0 David Eli Lilienthal and his relevance to the New Deal during the Roosevelt administrations and his subsequent impact on Wall Street

o What Brooks learned about corporate leadership and management while attending annual meetings of various corporations

Note: Berkshire Hathaway’s annual meetings offer compelling evidence of what Buffett learned from the tenth chapter, “Stockholder Season: Annual Meetings and Corporate Power” (Pages 315-337).

o Donald W. Wohlgemuth’s historical — and symbolic – significance after “almost six months in the toils of the law”

o The special significance of Charles Coombs and Alfred Hayes, especially with regard to “saving” the pound from devaluation

John Brooks was a superb journalist, one who possessed several of the skills of a world’s class anthropologist, skills that are evident in these and other articles for The New Yorker as well as in his books, notably The Go-Go Years: The Drama and Crashing Finale of Wall Street’s Bullish 60s (1999) and Once in Golconda: A True Drama of Wall Street 1920-1938 (also 1999).

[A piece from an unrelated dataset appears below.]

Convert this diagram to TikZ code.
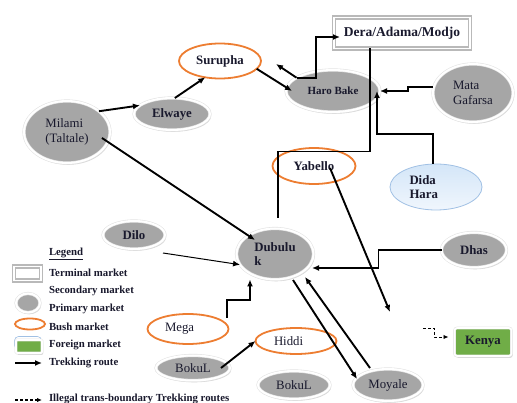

He was also a master raconteur, a teller of tales about the major characters on Wall Street, the motives that drove them, the challenges they faced, the conflicts they created or endured, and finally, their significance within a realm that includes but extends far beyond lower Manhattan.

With regard to Business Adventures, it is possible to determine the number of copies that are sold of the new paperbound and digital versions but not how many of those who purchase one or both will read all, most, or only some (if any) of the material. Meanwhile, FYI, Amazon offers three used copies of the hardbound edition for $1,400, $2,450, and $2,500. Buffett once observed, “Price is what you charge. Value is what others think it’s worth.” Whatever the cost of the container, the value of this material is incalculable.